* Written task
Quote the whole listing word for word. Do not include the pictures.

◆ ◆ ◆ ◆ ◆

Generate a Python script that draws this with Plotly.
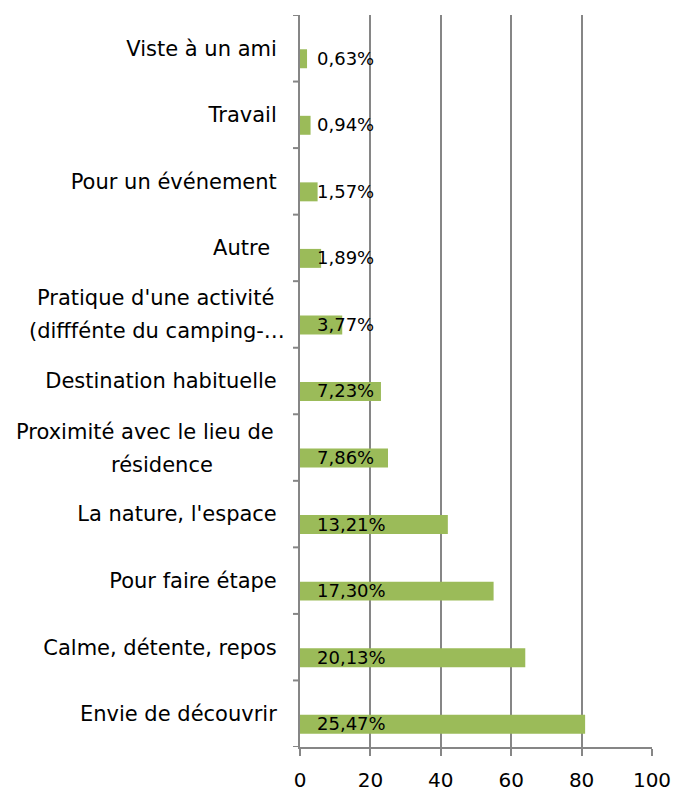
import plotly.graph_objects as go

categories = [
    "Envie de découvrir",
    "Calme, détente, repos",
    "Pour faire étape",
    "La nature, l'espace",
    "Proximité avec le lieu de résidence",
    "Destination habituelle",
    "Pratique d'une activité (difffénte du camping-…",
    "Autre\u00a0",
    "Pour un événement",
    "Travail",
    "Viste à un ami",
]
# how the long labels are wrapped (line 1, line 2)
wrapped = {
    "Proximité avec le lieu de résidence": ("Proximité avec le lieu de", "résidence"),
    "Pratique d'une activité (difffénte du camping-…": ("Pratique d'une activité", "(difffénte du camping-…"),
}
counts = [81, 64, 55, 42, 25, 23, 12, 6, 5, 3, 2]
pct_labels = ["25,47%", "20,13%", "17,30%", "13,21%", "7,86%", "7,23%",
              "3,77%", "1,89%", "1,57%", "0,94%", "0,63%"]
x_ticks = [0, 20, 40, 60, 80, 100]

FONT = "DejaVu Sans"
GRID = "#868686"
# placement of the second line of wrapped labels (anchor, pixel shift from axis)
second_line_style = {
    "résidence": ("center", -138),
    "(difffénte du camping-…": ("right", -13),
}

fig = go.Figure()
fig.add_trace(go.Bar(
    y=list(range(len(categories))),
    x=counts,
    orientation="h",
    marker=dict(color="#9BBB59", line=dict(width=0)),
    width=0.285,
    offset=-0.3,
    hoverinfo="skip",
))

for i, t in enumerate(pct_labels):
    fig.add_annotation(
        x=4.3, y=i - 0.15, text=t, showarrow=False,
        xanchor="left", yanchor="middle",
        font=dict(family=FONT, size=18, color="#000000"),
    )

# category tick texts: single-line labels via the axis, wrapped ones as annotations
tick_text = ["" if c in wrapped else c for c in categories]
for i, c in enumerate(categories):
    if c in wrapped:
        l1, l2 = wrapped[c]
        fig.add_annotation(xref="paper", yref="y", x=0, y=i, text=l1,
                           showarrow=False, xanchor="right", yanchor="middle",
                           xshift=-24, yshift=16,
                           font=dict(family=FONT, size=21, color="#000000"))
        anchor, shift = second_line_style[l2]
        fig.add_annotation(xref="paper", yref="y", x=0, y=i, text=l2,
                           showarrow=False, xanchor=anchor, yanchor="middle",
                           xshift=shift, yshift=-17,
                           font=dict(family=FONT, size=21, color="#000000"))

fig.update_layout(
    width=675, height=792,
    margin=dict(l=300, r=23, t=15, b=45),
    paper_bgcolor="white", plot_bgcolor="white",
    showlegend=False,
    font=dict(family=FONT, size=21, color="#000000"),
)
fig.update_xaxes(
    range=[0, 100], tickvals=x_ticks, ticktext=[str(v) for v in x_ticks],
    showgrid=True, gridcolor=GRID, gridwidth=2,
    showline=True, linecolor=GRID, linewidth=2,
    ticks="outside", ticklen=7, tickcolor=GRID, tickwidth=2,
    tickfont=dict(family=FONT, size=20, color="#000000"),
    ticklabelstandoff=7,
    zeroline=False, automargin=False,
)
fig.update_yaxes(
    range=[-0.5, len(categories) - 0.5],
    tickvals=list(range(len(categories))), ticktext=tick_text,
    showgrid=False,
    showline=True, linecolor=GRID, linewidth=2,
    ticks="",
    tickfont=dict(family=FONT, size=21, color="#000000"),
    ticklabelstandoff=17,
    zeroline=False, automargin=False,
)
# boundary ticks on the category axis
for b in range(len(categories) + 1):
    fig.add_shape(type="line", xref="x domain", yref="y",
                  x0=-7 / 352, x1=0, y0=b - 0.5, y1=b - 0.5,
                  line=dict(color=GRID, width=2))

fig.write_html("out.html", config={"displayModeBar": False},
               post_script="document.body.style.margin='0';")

◆ ◆ ◆ ◆ ◆

* Reply to the task
Generate a Python script that draws this with Plotly.
import plotly.graph_objects as go

categories = [
    "Envie de découvrir",
    "Calme, détente, repos",
    "Pour faire étape",
    "La nature, l'espace",
    "Proximité avec le lieu de résidence",
    "Destination habituelle",
    "Pratique d'une activité (difffénte du camping-…",
    "Autre\u00a0",
    "Pour un événement",
    "Travail",
    "Viste à un ami",
]
# how the long labels are wrapped (line 1, line 2)
wrapped = {
    "Proximité avec le lieu de résidence": ("Proximité avec le lieu de", "résidence"),
    "Pratique d'une activité (difffénte du camping-…": ("Pratique d'une activité", "(difffénte du camping-…"),
}
counts = [81, 64, 55, 42, 25, 23, 12, 6, 5, 3, 2]
pct_labels = ["25,47%", "20,13%", "17,30%", "13,21%", "7,86%", "7,23%",
              "3,77%", "1,89%", "1,57%", "0,94%", "0,63%"]
x_ticks = [0, 20, 40, 60, 80, 100]

FONT = "DejaVu Sans"
GRID = "#868686"
# placement of the second line of wrapped labels (anchor, pixel shift from axis)
second_line_style = {
    "résidence": ("center", -138),
    "(difffénte du camping-…": ("right", -13),
}

fig = go.Figure()
fig.add_trace(go.Bar(
    y=list(range(len(categories))),
    x=counts,
    orientation="h",
    marker=dict(color="#9BBB59", line=dict(width=0)),
    width=0.285,
    offset=-0.3,
    hoverinfo="skip",
))

for i, t in enumerate(pct_labels):
    fig.add_annotation(
        x=4.3, y=i - 0.15, text=t, showarrow=False,
        xanchor="left", yanchor="middle",
        font=dict(family=FONT, size=18, color="#000000"),
    )

# category tick texts: single-line labels via the axis, wrapped ones as annotations
tick_text = ["" if c in wrapped else c for c in categories]
for i, c in enumerate(categories):
    if c in wrapped:
        l1, l2 = wrapped[c]
        fig.add_annotation(xref="paper", yref="y", x=0, y=i, text=l1,
                           showarrow=False, xanchor="right", yanchor="middle",
                           xshift=-24, yshift=16,
                           font=dict(family=FONT, size=21, color="#000000"))
        anchor, shift = second_line_style[l2]
        fig.add_annotation(xref="paper", yref="y", x=0, y=i, text=l2,
                           showarrow=False, xanchor=anchor, yanchor="middle",
                           xshift=shift, yshift=-17,
                           font=dict(family=FONT, size=21, color="#000000"))

fig.update_layout(
    width=675, height=792,
    margin=dict(l=300, r=23, t=15, b=45),
    paper_bgcolor="white", plot_bgcolor="white",
    showlegend=False,
    font=dict(family=FONT, size=21, color="#000000"),
)
fig.update_xaxes(
    range=[0, 100], tickvals=x_ticks, ticktext=[str(v) for v in x_ticks],
    showgrid=True, gridcolor=GRID, gridwidth=2,
    showline=True, linecolor=GRID, linewidth=2,
    ticks="outside", ticklen=7, tickcolor=GRID, tickwidth=2,
    tickfont=dict(family=FONT, size=20, color="#000000"),
    ticklabelstandoff=7,
    zeroline=False, automargin=False,
)
fig.update_yaxes(
    range=[-0.5, len(categories) - 0.5],
    tickvals=list(range(len(categories))), ticktext=tick_text,
    showgrid=False,
    showline=True, linecolor=GRID, linewidth=2,
    ticks="",
    tickfont=dict(family=FONT, size=21, color="#000000"),
    ticklabelstandoff=17,
    zeroline=False, automargin=False,
)
# boundary ticks on the category axis
for b in range(len(categories) + 1):
    fig.add_shape(type="line", xref="x domain", yref="y",
                  x0=-7 / 352, x1=0, y0=b - 0.5, y1=b - 0.5,
                  line=dict(color=GRID, width=2))

fig.write_html("out.html", config={"displayModeBar": False},
               post_script="document.body.style.margin='0';")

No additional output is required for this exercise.